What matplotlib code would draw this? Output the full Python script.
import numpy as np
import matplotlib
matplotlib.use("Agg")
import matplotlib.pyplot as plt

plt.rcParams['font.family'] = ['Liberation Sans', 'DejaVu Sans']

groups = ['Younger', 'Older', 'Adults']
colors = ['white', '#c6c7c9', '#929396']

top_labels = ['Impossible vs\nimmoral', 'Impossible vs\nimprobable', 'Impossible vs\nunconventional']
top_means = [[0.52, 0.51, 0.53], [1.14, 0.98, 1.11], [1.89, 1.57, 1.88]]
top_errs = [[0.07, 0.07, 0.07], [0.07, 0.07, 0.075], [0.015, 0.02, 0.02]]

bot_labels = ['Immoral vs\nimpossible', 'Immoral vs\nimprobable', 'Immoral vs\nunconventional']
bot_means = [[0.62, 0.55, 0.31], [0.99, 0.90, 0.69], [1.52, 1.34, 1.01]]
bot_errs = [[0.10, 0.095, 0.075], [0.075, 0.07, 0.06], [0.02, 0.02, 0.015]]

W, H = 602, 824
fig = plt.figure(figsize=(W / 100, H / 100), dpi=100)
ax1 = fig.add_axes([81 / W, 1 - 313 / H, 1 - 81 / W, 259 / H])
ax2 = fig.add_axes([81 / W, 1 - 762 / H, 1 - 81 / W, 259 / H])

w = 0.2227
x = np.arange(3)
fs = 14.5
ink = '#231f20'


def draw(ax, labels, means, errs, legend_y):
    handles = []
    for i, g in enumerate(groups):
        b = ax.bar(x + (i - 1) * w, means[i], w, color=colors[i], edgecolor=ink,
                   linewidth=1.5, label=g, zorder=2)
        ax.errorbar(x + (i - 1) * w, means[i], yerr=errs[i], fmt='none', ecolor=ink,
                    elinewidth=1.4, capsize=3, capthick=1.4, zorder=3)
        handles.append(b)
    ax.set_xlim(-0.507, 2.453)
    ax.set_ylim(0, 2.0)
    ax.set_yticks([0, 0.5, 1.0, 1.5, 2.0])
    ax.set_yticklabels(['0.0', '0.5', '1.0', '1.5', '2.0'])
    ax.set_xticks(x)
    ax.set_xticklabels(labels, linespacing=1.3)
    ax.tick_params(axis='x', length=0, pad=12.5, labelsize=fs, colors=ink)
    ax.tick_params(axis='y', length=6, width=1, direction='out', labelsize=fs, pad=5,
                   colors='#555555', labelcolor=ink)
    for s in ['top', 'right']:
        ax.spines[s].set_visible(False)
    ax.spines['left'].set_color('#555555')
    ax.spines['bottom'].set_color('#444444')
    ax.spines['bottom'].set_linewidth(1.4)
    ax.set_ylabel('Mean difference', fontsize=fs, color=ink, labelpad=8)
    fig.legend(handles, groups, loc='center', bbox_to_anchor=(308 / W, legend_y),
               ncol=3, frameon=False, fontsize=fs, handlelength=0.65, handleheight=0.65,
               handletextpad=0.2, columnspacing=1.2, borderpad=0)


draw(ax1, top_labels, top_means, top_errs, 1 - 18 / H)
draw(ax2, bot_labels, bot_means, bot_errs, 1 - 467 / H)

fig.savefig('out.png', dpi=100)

* * *

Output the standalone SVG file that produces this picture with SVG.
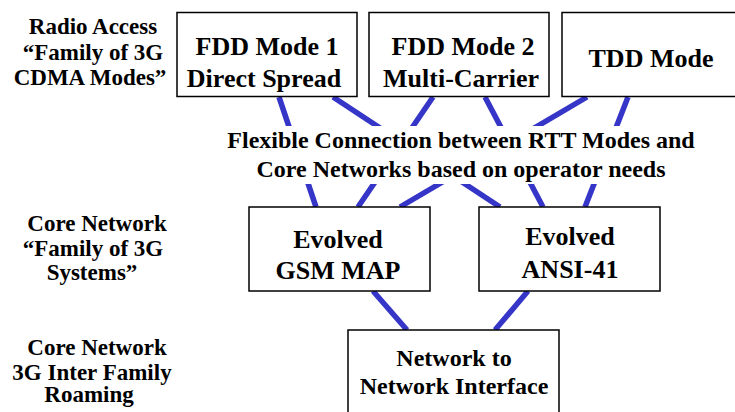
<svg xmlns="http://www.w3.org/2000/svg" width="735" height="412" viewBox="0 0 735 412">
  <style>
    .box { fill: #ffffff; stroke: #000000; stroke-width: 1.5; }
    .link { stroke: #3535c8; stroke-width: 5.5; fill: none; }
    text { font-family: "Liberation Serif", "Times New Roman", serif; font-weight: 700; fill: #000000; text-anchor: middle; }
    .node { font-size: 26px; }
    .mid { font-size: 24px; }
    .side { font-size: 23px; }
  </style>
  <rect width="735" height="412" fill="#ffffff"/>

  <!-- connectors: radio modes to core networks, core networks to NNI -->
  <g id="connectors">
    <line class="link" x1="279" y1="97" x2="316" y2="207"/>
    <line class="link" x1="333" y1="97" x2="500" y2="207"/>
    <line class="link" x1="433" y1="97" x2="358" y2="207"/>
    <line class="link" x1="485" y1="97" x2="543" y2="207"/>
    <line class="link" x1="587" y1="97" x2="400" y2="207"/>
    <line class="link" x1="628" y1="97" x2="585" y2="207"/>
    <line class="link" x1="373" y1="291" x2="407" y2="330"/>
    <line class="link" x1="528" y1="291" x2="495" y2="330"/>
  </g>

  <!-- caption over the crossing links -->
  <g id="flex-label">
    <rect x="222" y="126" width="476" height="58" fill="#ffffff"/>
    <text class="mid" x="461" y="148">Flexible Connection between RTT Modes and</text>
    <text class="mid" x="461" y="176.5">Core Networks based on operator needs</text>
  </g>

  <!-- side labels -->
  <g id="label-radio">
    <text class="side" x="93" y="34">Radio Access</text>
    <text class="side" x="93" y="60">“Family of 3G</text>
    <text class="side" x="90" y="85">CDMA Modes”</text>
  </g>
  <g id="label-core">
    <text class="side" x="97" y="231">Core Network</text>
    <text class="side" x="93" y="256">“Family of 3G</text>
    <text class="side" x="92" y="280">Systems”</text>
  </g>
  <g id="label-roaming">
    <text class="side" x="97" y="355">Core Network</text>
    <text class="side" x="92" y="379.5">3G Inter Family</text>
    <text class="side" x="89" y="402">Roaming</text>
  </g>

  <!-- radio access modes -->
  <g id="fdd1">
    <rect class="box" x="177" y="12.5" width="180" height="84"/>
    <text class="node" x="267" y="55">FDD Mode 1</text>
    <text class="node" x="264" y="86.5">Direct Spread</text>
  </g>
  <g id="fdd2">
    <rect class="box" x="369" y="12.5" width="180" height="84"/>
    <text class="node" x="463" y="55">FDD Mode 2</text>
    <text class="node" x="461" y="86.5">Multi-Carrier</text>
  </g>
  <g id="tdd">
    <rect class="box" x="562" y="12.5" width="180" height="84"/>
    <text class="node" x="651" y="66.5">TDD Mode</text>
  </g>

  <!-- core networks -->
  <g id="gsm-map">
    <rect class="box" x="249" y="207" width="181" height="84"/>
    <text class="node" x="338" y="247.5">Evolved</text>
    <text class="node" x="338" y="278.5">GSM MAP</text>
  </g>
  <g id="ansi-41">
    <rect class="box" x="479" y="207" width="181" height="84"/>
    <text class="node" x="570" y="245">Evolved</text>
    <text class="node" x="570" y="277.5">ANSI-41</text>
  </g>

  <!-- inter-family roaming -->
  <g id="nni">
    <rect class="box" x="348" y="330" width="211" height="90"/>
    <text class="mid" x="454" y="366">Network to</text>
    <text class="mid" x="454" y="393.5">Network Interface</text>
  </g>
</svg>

* * *

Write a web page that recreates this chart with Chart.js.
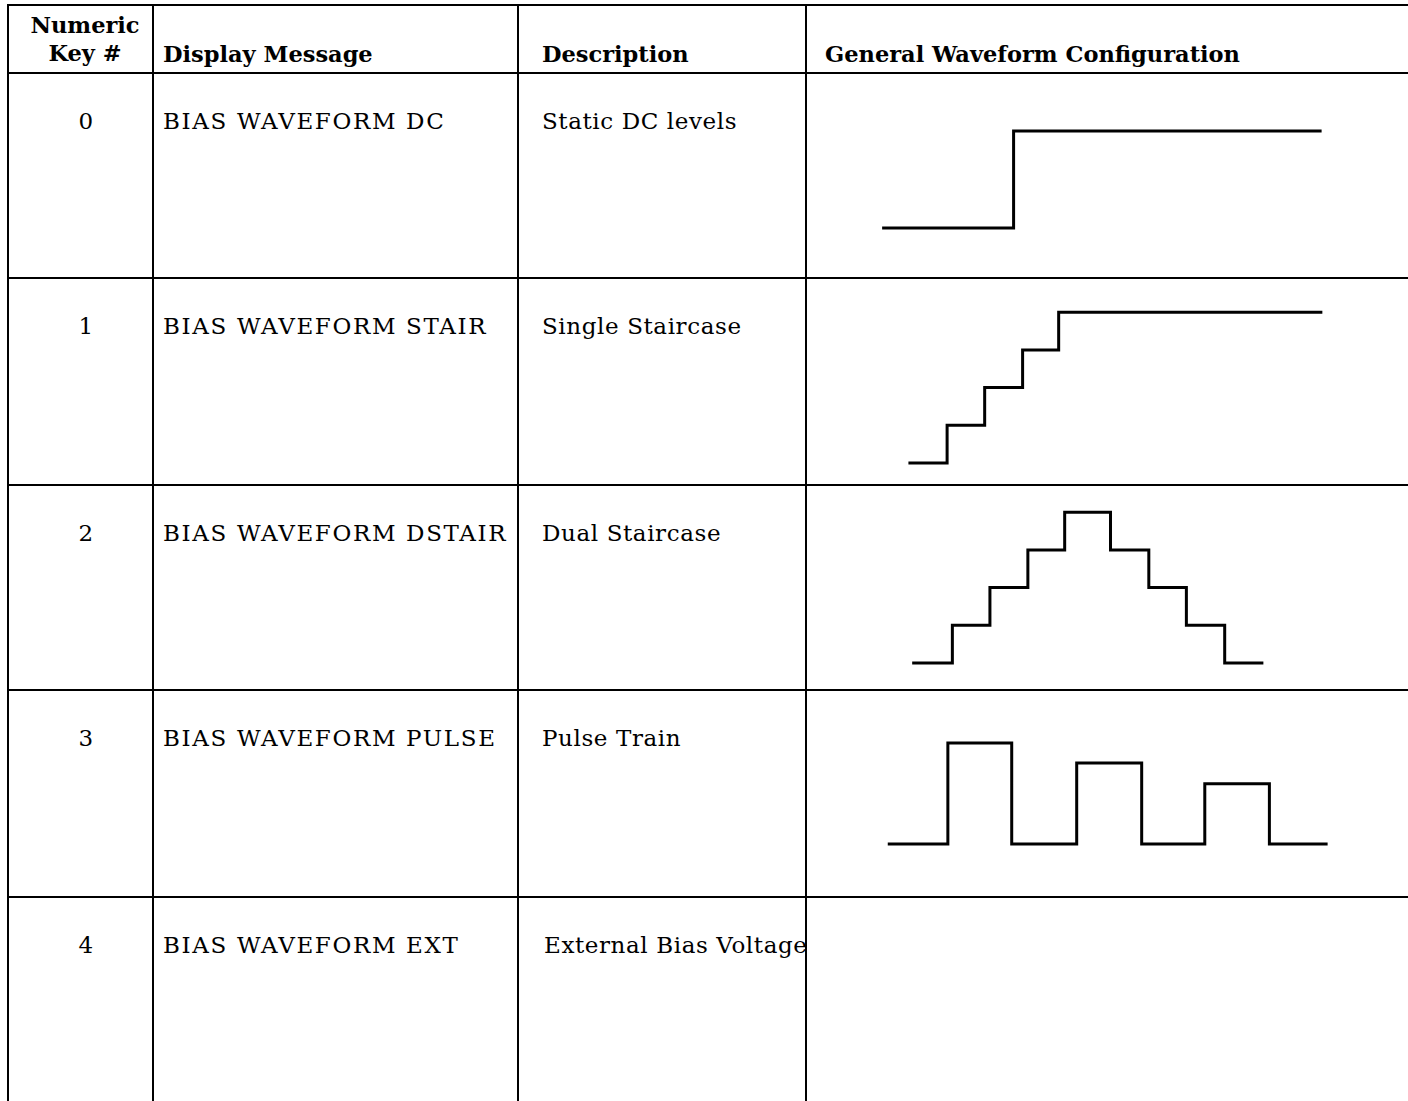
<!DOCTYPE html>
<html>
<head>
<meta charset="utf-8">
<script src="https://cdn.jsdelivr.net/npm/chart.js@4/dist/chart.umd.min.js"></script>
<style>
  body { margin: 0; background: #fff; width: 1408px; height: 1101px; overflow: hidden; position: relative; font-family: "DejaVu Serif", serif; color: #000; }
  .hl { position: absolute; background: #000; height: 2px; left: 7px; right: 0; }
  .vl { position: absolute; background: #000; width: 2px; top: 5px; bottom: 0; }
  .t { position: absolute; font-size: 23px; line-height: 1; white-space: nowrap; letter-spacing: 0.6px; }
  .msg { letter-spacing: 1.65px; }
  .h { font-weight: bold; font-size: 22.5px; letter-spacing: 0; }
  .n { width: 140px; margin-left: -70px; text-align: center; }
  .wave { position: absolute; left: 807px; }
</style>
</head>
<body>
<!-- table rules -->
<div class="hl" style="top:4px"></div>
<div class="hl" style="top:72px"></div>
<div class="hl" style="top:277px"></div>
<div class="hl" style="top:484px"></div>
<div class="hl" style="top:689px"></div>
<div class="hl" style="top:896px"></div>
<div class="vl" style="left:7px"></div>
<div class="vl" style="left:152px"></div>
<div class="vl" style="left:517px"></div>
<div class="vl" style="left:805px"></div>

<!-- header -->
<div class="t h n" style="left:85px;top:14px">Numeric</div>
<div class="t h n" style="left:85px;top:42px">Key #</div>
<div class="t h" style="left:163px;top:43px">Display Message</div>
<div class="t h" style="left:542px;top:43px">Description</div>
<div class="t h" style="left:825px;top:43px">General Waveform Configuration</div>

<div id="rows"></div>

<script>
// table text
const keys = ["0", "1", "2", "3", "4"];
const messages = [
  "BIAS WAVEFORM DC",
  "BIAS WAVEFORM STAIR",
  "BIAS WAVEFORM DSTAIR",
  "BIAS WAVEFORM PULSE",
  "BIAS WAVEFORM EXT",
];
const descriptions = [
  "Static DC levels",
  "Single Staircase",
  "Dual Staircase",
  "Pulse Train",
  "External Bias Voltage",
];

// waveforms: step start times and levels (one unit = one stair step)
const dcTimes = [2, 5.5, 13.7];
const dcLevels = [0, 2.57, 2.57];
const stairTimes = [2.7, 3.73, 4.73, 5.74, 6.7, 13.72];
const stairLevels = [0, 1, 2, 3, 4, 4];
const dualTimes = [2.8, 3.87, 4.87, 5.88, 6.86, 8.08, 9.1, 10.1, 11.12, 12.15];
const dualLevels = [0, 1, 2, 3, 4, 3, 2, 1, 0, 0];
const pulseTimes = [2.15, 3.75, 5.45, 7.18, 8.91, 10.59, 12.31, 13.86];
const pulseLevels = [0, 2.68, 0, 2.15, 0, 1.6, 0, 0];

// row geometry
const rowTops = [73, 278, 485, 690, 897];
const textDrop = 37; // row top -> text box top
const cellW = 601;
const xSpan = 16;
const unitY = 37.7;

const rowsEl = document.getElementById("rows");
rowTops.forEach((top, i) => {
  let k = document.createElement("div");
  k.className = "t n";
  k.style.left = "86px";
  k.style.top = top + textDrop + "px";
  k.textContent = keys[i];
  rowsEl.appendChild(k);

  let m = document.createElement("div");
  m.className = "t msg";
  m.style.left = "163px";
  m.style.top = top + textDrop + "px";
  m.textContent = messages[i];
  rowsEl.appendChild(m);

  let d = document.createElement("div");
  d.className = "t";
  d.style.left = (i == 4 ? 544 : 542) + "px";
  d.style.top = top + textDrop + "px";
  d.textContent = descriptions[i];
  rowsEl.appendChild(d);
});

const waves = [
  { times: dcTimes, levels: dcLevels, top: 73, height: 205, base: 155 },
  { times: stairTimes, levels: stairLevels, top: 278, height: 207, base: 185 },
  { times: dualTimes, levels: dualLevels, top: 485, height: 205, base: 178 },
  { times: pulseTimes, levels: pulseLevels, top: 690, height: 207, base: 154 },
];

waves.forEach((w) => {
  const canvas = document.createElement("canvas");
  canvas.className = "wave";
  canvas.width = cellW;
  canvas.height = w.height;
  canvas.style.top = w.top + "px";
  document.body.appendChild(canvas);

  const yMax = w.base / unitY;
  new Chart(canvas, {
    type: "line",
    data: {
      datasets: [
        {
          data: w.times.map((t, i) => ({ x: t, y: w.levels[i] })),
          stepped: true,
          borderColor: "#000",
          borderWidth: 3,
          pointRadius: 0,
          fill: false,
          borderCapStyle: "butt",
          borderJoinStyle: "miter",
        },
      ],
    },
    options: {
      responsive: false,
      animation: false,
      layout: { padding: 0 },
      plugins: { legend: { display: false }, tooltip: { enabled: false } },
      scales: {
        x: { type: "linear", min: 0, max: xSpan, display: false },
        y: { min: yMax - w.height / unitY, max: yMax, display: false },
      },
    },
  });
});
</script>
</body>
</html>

* * *

Start with the line that contains "What matplotlib code" and end with the line that contains "ink = '#231f20'"; give those lines again exactly, and no others.

What matplotlib code would draw this? Output the full Python script.
import numpy as np
import matplotlib
matplotlib.use("Agg")
import matplotlib.pyplot as plt

plt.rcParams['font.family'] = ['Liberation Sans', 'DejaVu Sans']

groups = ['Younger', 'Older', 'Adults']
colors = ['white', '#c6c7c9', '#929396']

top_labels = ['Impossible vs\nimmoral', 'Impossible vs\nimprobable', 'Impossible vs\nunconventional']
top_means = [[0.52, 0.51, 0.53], [1.14, 0.98, 1.11], [1.89, 1.57, 1.88]]
top_errs = [[0.07, 0.07, 0.07], [0.07, 0.07, 0.075], [0.015, 0.02, 0.02]]

bot_labels = ['Immoral vs\nimpossible', 'Immoral vs\nimprobable', 'Immoral vs\nunconventional']
bot_means = [[0.62, 0.55, 0.31], [0.99, 0.90, 0.69], [1.52, 1.34, 1.01]]
bot_errs = [[0.10, 0.095, 0.075], [0.075, 0.07, 0.06], [0.02, 0.02, 0.015]]

W, H = 602, 824
fig = plt.figure(figsize=(W / 100, H / 100), dpi=100)
ax1 = fig.add_axes([81 / W, 1 - 313 / H, 1 - 81 / W, 259 / H])
ax2 = fig.add_axes([81 / W, 1 - 762 / H, 1 - 81 / W, 259 / H])

w = 0.2227
x = np.arange(3)
fs = 14.5
ink = '#231f20'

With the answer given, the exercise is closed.